Rzadko kiedy jestem szczęśliwa. Szczęście zresztą mają zapewnić tabletki. Ze szkolnych lektur pamiętam, że szczęście przynosi spełnienie, ale tabletkami można co najwyżej się wypełnić.
Pan doktor przepisuje kolejne tabletki na szczęście, na sen, na bezsen i na bezsens, a tymczasem wystarczyłoby tylko zmienić światopogląd – sam tak powiedział, gdy spytałam, czy tabletki są konieczne.
Pan doktor powinien zabronić mi przeglądać fejsa i twittera, bo tylko frustruję się od nich bardziej niż jestem sfrustrowana. Powinien też spowodować całkowity zakaz sprzedaży czekolady w okolicznych sklepach. Dalej niż kilometr i tak nie zajdę (chyba że na kijkach, ale na kijki, przezornie, nie zabieram pieniędzy). Pan doktor mógłby także odegnać od moich drzwi panów, którzy w poniedziałek o siódmej rano upierają się, że będą mi właśnie teraz robić balkon, choć mieli najpierw zadzwonić i się umówić. A ja upieram się, że nie, nie będą. I się upieramy naprzeciw. Panowie komentują mój histeryczny sprzeciw, tymczasem ja kładę się na łóżku i wiem, że już więcej z niego nie wstanę. Wstaję. Obowiązek wykupienia recepty na kolorowe tabletki mnie podnosi.
Pan doktor twierdzi, że kolorowe tabletki spowodują u mnie erupcję radości, chęci do..., a kto wie, może nawet będę miała myśli samobójcze. Bo to, że nie mam myśli samobójczych, pan doktor interpretuje jako BRAK. Tak wpisał w kajeciku. Może powinnam więc jakoś zdobyć myśli samobójcze. Gdzie i po ile chodzą? Allegro, może bardziej międzynarodowo, eBay lub Amazon? Myśli samobójcze po angielsku, francusku, niemiecku i rosyjsku. Myśli samobójcze po łacinie. Myśli samobójcze w starożytnej grece. We wszystkich znanych mi językach, a jeśli się skupię, to także po włosku, czesku, słowacku, ukraińsku... znowu popadam w szczegóły, pan doktor powiedział: „Nie popadać w szczegóły!” TAK JEST!
Nawet kotu nie chciałam dawać karmy szczęścia, żeby go trochę otumanić i uszczęśliwić, gdy miał depresję. Sama w siebie teraz wpycham karmę szczęścia.
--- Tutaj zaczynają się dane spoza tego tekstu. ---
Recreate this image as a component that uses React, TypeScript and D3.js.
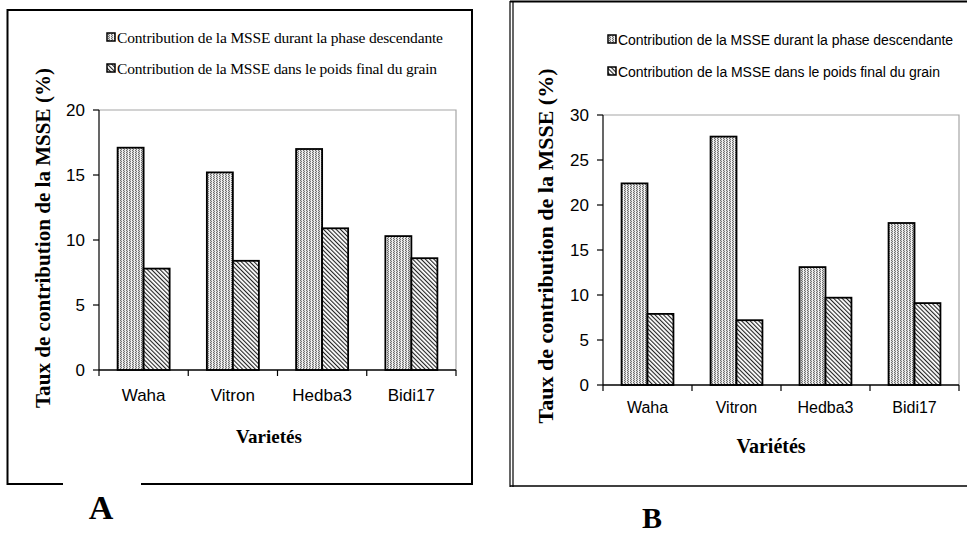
import React from "react";
import * as d3 from "d3";

const categories = ["Waha", "Vitron", "Hedba3", "Bidi17"];
const seriesKeys = ["phase", "final"];

const phaseA = [17.1, 15.2, 17.0, 10.3];
const finalA = [7.8, 8.4, 10.9, 8.6];
const phaseB = [22.4, 27.6, 13.1, 18.0];
const finalB = [7.9, 7.2, 9.7, 9.1];

const ticksA = [0, 5, 10, 15, 20];
const ticksB = [0, 5, 10, 15, 20, 25, 30];

const legendLabels = [
  "Contribution de la MSSE durant la phase descendante",
  "Contribution de la MSSE dans le poids final du grain",
];
const legendLabelsB = [
  "Contribution  de la MSSE durant  la phase  descendante",
  "Contribution  de la MSSE dans le poids final du grain",
];
const yTitle = "Taux de contribution de la MSSE (%)";

const SANS = "'Liberation Sans', Arial, sans-serif";
const SERIF = "'Liberation Serif', 'Times New Roman', serif";

type PanelProps = {
  id: string;
  phase: number[];
  final: number[];
  ticks: number[];
  left: number;
  right: number;
  top: number;
  bottom: number;
  catY: number;
  catSize: number;
  tickSize: number;
  titleX: number;
  titleY: number;
  titleLen: number;
  xTitle: string;
  xTitleX: number;
  xTitleY: number;
  xTitleSize: number;
  legend: string[];
  legendX: number;
  legendY: number[];
  legendLen: number[];
  legendFont: string;
  legendSize: number;
};

function Panel(p: PanelProps) {
  const x = d3
    .scaleBand<string>()
    .domain(categories)
    .range([p.left, p.right])
    .paddingInner(0.417)
    .paddingOuter(0.2085);
  const xs = d3.scaleBand<string>().domain(seriesKeys).range([0, x.bandwidth()]);
  const y = d3
    .scaleLinear()
    .domain([0, d3.max(p.ticks) as number])
    .range([p.bottom, p.top]);
  const step = x.step();
  const bounds = d3.range(categories.length + 1).map((i) => p.left + i * step);
  const values = [p.phase, p.final];
  const fills = [`url(#dots-${p.id})`, `url(#diag-${p.id})`];

  return (
    <g>
      <defs>
        <pattern id={`dots-${p.id}`} width={3} height={2} patternUnits="userSpaceOnUse">
          <rect width={3} height={2} fill="#d2d2d2" />
          <rect x={0} y={0} width={1} height={1} fill="#6a6a6a" />
          <rect x={1} y={1} width={1} height={1} fill="#7a7a7a" />
          <rect x={2} y={0} width={1} height={2} fill="#f2f2f2" />
        </pattern>
        <pattern
          id={`diag-${p.id}`}
          width={3}
          height={3}
          patternUnits="userSpaceOnUse"
          patternTransform="rotate(-45)"
        >
          <rect width={3} height={3} fill="#fff" />
          <rect x={0} y={0} width={1.1} height={3} fill="#222" />
        </pattern>
      </defs>

      {/* plot area border (top/right grey) */}
      <path
        d={`M${p.left},${p.top}H${p.right}V${p.bottom}`}
        fill="none"
        stroke="#a6a6a6"
        strokeWidth={1.2}
      />

      {/* bars */}
      {categories.map((c, i) =>
        seriesKeys.map((s, j) => (
          <rect
            key={c + s}
            x={(x(c) as number) + (xs(s) as number)}
            y={y(values[j][i])}
            width={xs.bandwidth()}
            height={p.bottom - y(values[j][i])}
            fill={fills[j]}
            stroke="#000"
            strokeWidth={1.8}
          />
        ))
      )}

      {/* y axis */}
      <line x1={p.left} x2={p.left} y1={p.top} y2={p.bottom} stroke="#000" strokeWidth={1.2} />
      {p.ticks.map((t) => (
        <g key={t}>
          <line x1={p.left - 6} x2={p.left} y1={y(t)} y2={y(t)} stroke="#000" strokeWidth={1.2} />
          <text
            x={p.left - 14}
            y={y(t)}
            dy="0.35em"
            textAnchor="end"
            fontFamily={SANS}
            fontSize={p.tickSize}
          >
            {t}
          </text>
        </g>
      ))}

      {/* x axis */}
      <line x1={p.left} x2={p.right} y1={p.bottom} y2={p.bottom} stroke="#000" strokeWidth={1.4} />
      {bounds.map((b, i) => (
        <line key={i} x1={b} x2={b} y1={p.bottom} y2={p.bottom + 6} stroke="#000" strokeWidth={1.2} />
      ))}
      {categories.map((c) => (
        <text
          key={c}
          x={(x(c) as number) + x.bandwidth() / 2}
          y={p.catY}
          textAnchor="middle"
          fontFamily={SANS}
          fontSize={p.catSize}
        >
          {c}
        </text>
      ))}

      {/* axis titles */}
      <text
        transform={`translate(${p.titleX},${p.titleY}) rotate(-90)`}
        textAnchor="middle"
        dy="0.35em"
        fontFamily={SERIF}
        fontWeight="bold"
        fontSize={20}
        textLength={p.titleLen}
        lengthAdjust="spacingAndGlyphs"
      >
        {yTitle}
      </text>
      <text
        x={p.xTitleX}
        y={p.xTitleY}
        textAnchor="middle"
        fontFamily={SERIF}
        fontWeight="bold"
        fontSize={p.xTitleSize}
      >
        {p.xTitle}
      </text>

      {/* legend */}
      {p.legend.map((l, j) => (
        <g key={l}>
          <rect
            x={p.legendX - 10}
            y={p.legendY[j] - 10}
            width={8}
            height={8}
            fill={fills[j]}
            stroke="#000"
            strokeWidth={1.5}
          />
          <text
            x={p.legendX}
            y={p.legendY[j]}
            fontFamily={p.legendFont}
            fontSize={p.legendSize}
            textLength={p.legendLen[j]}
            lengthAdjust="spacing"
          >
            {l}
          </text>
        </g>
      ))}
    </g>
  );
}

export default function App() {
  return (
    <svg
      width={967}
      height={533}
      style={{ position: "absolute", left: 0, top: 0, background: "#fff" }}
    >
      <rect width={967} height={533} fill="#fff" />

      {/* frame A */}
      <rect x={7.5} y={10} width={464.5} height={474} fill="none" stroke="#000" strokeWidth={2} />
      <rect x={63} y={481} width={78} height={6} fill="#fff" />

      {/* frame B */}
      <line x1={510} x2={510} y1={1} y2={487} stroke="#000" strokeWidth={1.2} />
      <line x1={513} x2={513} y1={1} y2={487} stroke="#000" strokeWidth={1.2} />
      <line x1={510} x2={967} y1={1.5} y2={1.5} stroke="#000" strokeWidth={2} />
      <line x1={510} x2={967} y1={486} y2={486} stroke="#000" strokeWidth={1.6} />

      <Panel
        id="a"
        phase={phaseA}
        final={finalA}
        ticks={ticksA}
        left={99}
        right={456}
        top={110}
        bottom={370}
        catY={401}
        catSize={17}
        tickSize={17}
        titleX={43}
        titleY={238}
        titleLen={340}
        xTitle="Varietés"
        xTitleX={269}
        xTitleY={443}
        xTitleSize={19}
        legend={legendLabels}
        legendX={117}
        legendY={[43, 74]}
        legendLen={[326, 320]}
        legendFont={SERIF}
        legendSize={15.5}
      />
      <Panel
        id="b"
        phase={phaseB}
        final={finalB}
        ticks={ticksB}
        left={603}
        right={959}
        top={115}
        bottom={385}
        catY={413}
        catSize={16}
        tickSize={17}
        titleX={546}
        titleY={246}
        titleLen={355}
        xTitle="Variétés"
        xTitleX={771}
        xTitleY={453}
        xTitleSize={20}
        legend={legendLabelsB}
        legendX={618}
        legendY={[45, 77]}
        legendLen={[335, 322]}
        legendFont={SANS}
        legendSize={14}
      />

      <text x={101} y={519} textAnchor="middle" fontFamily={SERIF} fontWeight="bold" fontSize={34}>
        A
      </text>
      <text x={652} y={528} textAnchor="middle" fontFamily={SERIF} fontWeight="bold" fontSize={30}>
        B
      </text>
    </svg>
  );
}
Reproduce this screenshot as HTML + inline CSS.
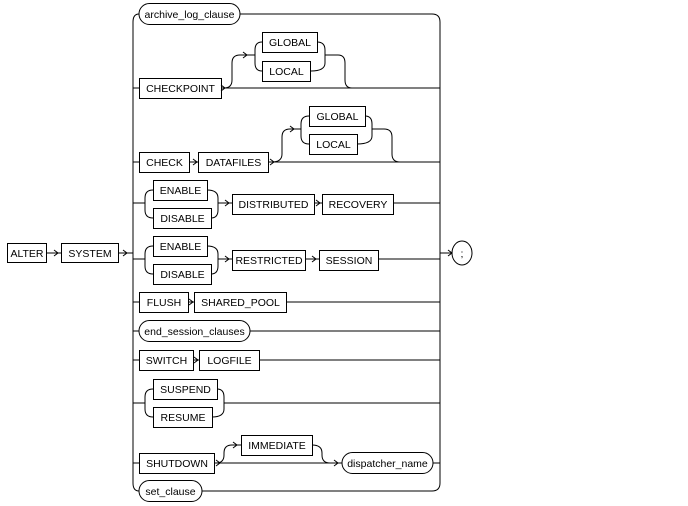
<!DOCTYPE html>
<html><head><meta charset="utf-8"><style>
html,body{margin:0;padding:0;background:#fff;}
svg{display:block;}
text{font-family:"Liberation Sans",sans-serif;font-size:10.5px;fill:#000;text-anchor:middle;}
</style></head><body>
<svg width="688" height="506" viewBox="0 0 688 506" xmlns="http://www.w3.org/2000/svg">
<g fill="none" stroke="#000" stroke-width="1">
<path d="M139,14 Q133,14 133,22 L133,483 Q133,491 139,491"/>
<path d="M240,14 L432,14 Q440,14 440,22 L440,483 Q440,491 432,491 L202,491"/>
<path d="M46,253 L61,253 M118,253 L133,253"/>
<path d="M440,253 L452,253"/>
<ellipse cx="462" cy="253" rx="10" ry="12"/>
<path d="M133,88 L139,88 M221,88 L440,88"/>
<path d="M224,88 Q232,88 232,80 L232,63 Q232,55 240,55 L255,55"/>
<path d="M262,42 Q255,42 255,50 L255,63 Q255,71 262,71"/>
<path d="M317,42 Q325,42 325,50 L325,63 Q325,71 311,71 M325,55 L338,55 Q345,55 345,63 L345,80 Q345,88 352,88"/>
<path d="M133,162 L139,162 M189,162 L198,162 M268,162 L440,162"/>
<path d="M272,162 Q282,162 282,154 L282,137 Q282,129 290,129 L301,129"/>
<path d="M309,116 Q301,116 301,124 L301,136 Q301,144 309,144"/>
<path d="M365,116 Q372,116 372,124 L372,136 Q372,144 357,144 M372,129 L384,129 Q392,129 392,137 L392,154 Q392,162 400,162"/>
<path d="M133,203 L145,203 M153,190 Q145,190 145,198 L145,210 Q145,218 153,218"/>
<path d="M207,190 Q218,190 218,198 L218,210 Q218,218 211,218 M218,203 L232,203 M314,203 L322,203 M393,203 L440,203"/>
<path d="M133,259 L145,259 M153,246 Q145,246 145,254 L145,266 Q145,274 153,274"/>
<path d="M207,246 Q218,246 218,254 L218,266 Q218,274 211,274 M218,259 L232,259 M305,259 L319,259 M378,259 L440,259"/>
<path d="M133,302 L139,302 M188,302 L194,302 M286,302 L440,302"/>
<path d="M133,331 L139,331 M250,331 L440,331"/>
<path d="M133,360 L139,360 M193,360 L199,360 M259,360 L440,360"/>
<path d="M133,403 L145,403 M153,389 Q145,389 145,397 L145,409 Q145,417 153,417"/>
<path d="M217,389 Q224,389 224,397 L224,409 Q224,417 212,417 M224,403 L440,403"/>
<path d="M133,463 L139,463 M214,463 L342,463 M433,463 L440,463"/>
<path d="M216,463 Q224,463 224,455 L224,453 Q224,445 232,445 L241,445"/>
<path d="M312,445 Q322,445 322,453 L322,455 Q322,463 330,463"/>
<path d="M54,250 L58,253 L54,256 M123,250 L127,253 L123,256 M448,250 L452,253 L448,256
M221,85 L225,88 L221,91 M243,52 L247,55 L243,58
M193,159 L197,162 L193,165 M270,159 L274,162 L270,165 M290,126 L294,129 L290,132
M225,200 L229,203 L225,206 M316,200 L320,203 L316,206
M225,256 L229,259 L225,262 M312,256 L316,259 L312,262
M189,299 L193,302 L189,305 M194,357 L198,360 L194,363
M216,460 L220,463 L216,466 M233,442 L237,445 L233,448 M334,460 L338,463 L334,466"/>
<rect x="139" y="3.5" width="101" height="21" rx="10.5"/>
<rect x="139.5" y="78.5" width="82" height="20"/>
<rect x="262.5" y="32.5" width="55" height="20"/>
<rect x="262.5" y="61.5" width="48" height="20"/>
<rect x="139.5" y="152.5" width="50" height="20"/>
<rect x="198.5" y="152.5" width="70" height="20"/>
<rect x="309.5" y="106.5" width="56" height="20"/>
<rect x="309.5" y="134.5" width="48" height="20"/>
<rect x="153.5" y="180.5" width="54" height="20"/>
<rect x="153.5" y="208.5" width="58" height="20"/>
<rect x="232.5" y="194.5" width="82" height="20"/>
<rect x="322.5" y="194.5" width="71" height="20"/>
<rect x="7.5" y="243.5" width="39" height="19"/>
<rect x="61.5" y="243.5" width="57" height="19"/>
<rect x="153.5" y="236.5" width="54" height="20"/>
<rect x="153.5" y="264.5" width="58" height="20"/>
<rect x="232.5" y="250.5" width="73" height="20"/>
<rect x="319.5" y="250.5" width="59" height="20"/>
<rect x="139.5" y="292.5" width="49" height="20"/>
<rect x="194.5" y="292.5" width="92" height="20"/>
<rect x="139" y="320.5" width="111" height="21" rx="10.5"/>
<rect x="139.5" y="350.5" width="54" height="20"/>
<rect x="199.5" y="350.5" width="60" height="20"/>
<rect x="153.5" y="379.5" width="64" height="20"/>
<rect x="153.5" y="407.5" width="59" height="20"/>
<rect x="139.5" y="453.5" width="75" height="20"/>
<rect x="241.5" y="435.5" width="71" height="20"/>
<rect x="342" y="452.5" width="91" height="21" rx="10.5"/>
<rect x="139" y="480.5" width="63" height="21" rx="10.5"/>
</g>
<g>
<text x="189.5" y="18">archive_log_clause</text>
<text x="180.5" y="92">CHECKPOINT</text>
<text x="290" y="46">GLOBAL</text>
<text x="286.5" y="75">LOCAL</text>
<text x="164.5" y="166">CHECK</text>
<text x="233.5" y="166">DATAFILES</text>
<text x="337.5" y="120">GLOBAL</text>
<text x="333.5" y="148">LOCAL</text>
<text x="180.5" y="194">ENABLE</text>
<text x="182.5" y="222">DISABLE</text>
<text x="273.5" y="208">DISTRIBUTED</text>
<text x="358" y="208">RECOVERY</text>
<text x="27" y="257">ALTER</text>
<text x="90" y="257">SYSTEM</text>
<text x="180.5" y="250">ENABLE</text>
<text x="182.5" y="278">DISABLE</text>
<text x="269" y="264">RESTRICTED</text>
<text x="349" y="264">SESSION</text>
<text x="164" y="306">FLUSH</text>
<text x="240.5" y="306">SHARED_POOL</text>
<text x="194.5" y="335">end_session_clauses</text>
<text x="166.5" y="364">SWITCH</text>
<text x="229.5" y="364">LOGFILE</text>
<text x="185.5" y="393">SUSPEND</text>
<text x="183" y="421">RESUME</text>
<text x="177" y="467">SHUTDOWN</text>
<text x="277" y="449">IMMEDIATE</text>
<text x="387.5" y="467">dispatcher_name</text>
<text x="170.5" y="495">set_clause</text>
<text x="462" y="257">;</text>
</g>
</svg>
</body></html>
Kotu depresja bez karmy szczęścia przeszła, ale hej!, kot nie siedzi na fejsie. Może pan doktor, zamiast przepisywać mi kolorowe jarmarki* i obiecywać niebo („czy pani ma myśli o śmierci?”**), powinien mi zablokować fejsa...?
Dokąd zmierzasz, świecie? Psycholog na widok łez u pacjenta podaje chusteczki. Psychiatra, dostrzegłszy łzy, notuje w kajeciku: „Płaczliwość”. Pan od balkonu krzyczy, że nie mam na drzwiach napisane, że jestem chora i nawet po mnie nie widać, że niby dobrze wyglądam. Mam sobie nogę złamać, by widać było, że coś mnie boli? Gdy boli noga, wszyscy współczują i rozumieją, gdy boli dusza, to wszyscy mają cię w dupie. Dusza czy dupa, jakaż to różnica.
Nie umiem nie pisać o tym, co mnie boli, ale nie umiałam o tym mówić. Pytam więc: co was boli, moi drodzy. Pytam teraz, to ważne, bo mnie nikt nie zapytał, co mnie naprawdę boli. Nie chcę wiedzieć. Chcę byście wy wiedzieli wcześniej.
* To nie pomyłka. Tabletki jak jarmarki, kolorowe, pełne obietnic.
** Czy chciałby pan o tym porozmawiać, cisnęło mi się na usta.